In my previous post, I noted the presence of talking birds in Thomas Hardy's poetry. I would be remiss if I failed to mention that one comes across a few talking dogs as well. Hardy's own dog -- "Wessex" -- has his say in two poems: "A Popular Personage at Home" ("I am a dog known rather well") and "Dead 'Wessex' the Dog to the Household" ("Do you think of me at all,/Wistful ones?").
The following poem consists of a conversation between a dog and a dead woman who lies in her grave. In addition to becoming accustomed to encountering voluble birds and dogs in Hardy's poetry, one comes to expect an occasional word or two from those who have been laid away in their graves: conversations among the dead about the living (as well as between the dead and the living) take place fairly often in Hardy's poems.

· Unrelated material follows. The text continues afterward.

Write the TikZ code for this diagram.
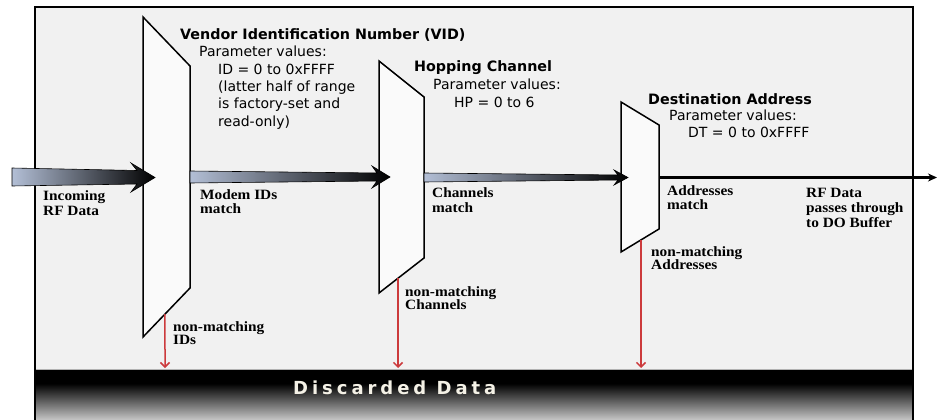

The dead seem to be good company: they are often jolly, and they are apt to offer a helpful perspective on life for those of us who remain above ground.
Ah, Are You Digging On My Grave?
'Ah, are you digging on my grave,
My loved one? -- planting rue?'
-- 'No: yesterday he went to wed
One of the brightest wealth has bred.
"It cannot hurt her now," he said,
"That I should not be true."'
'Then who is digging on my grave?
My nearest dearest kin?'
-- 'Ah, no: they sit and think, "What use!
What good will planting flowers produce?
No tendance of her mound can loose
Her spirit from Death's gin."'
'But some one digs upon my grave?
My enemy? -- prodding sly?'
-- 'Nay: when she heard you had passed the Gate
That shuts on all flesh soon or late,
She thought you no more worth her hate,
And cares not where you lie.'
'Then, who is digging on my grave?
Say -- since I have not guessed!'
-- 'O it is I, my mistress dear,
Your little dog, who still lives near,
And much I hope my movements here
Have not disturbed your rest?'
'Ah, yes! You dig upon my grave. . . .
Why flashed it not on me
That one true heart was left behind!
What feeling do we ever find
To equal among human kind
A dog's fidelity!'
'Mistress, I dug upon your grave
To bury a bone, in case
I should be hungry near this spot
When passing on my daily trot.
I am sorry, but I quite forgot
It was your resting-place.'
Thomas Hardy, Satires of Circumstance, Lyrics and Reveries (1914).
Hardy has sometimes been criticized for his rustic sense of humor and for his quaint (in the judgment of "modernists") view of things. In other words: "Who writes poems about talking dogs and talking corpses in this day and age?" I suppose that the avant-garde had -- and have -- no time for Hardy, and for poems such as this. For that, we can all be thankful.
As for me, Hardy the poet can do no wrong. As I have noted before, I agree with Philip Larkin who, in response to critics who suggest that Hardy wrote too many poems, of which a large number are (according to the critics) flawed, writes:
"To these . . . gentlemen . . . may I trumpet the assurance that one reader at least would not wish Hardy's Collected Poems a single page shorter, and regards it as many times over the best body of poetic work this century so far has to show."
Philip Larkin, "Wanted: Good Hardy Critic" (1966), in Required Writing: Miscellaneous Pieces 1955-1982 (Faber and Faber 1983), page 174.
Larkin offered his assessment in 1966. It proved to be true for the century as a whole.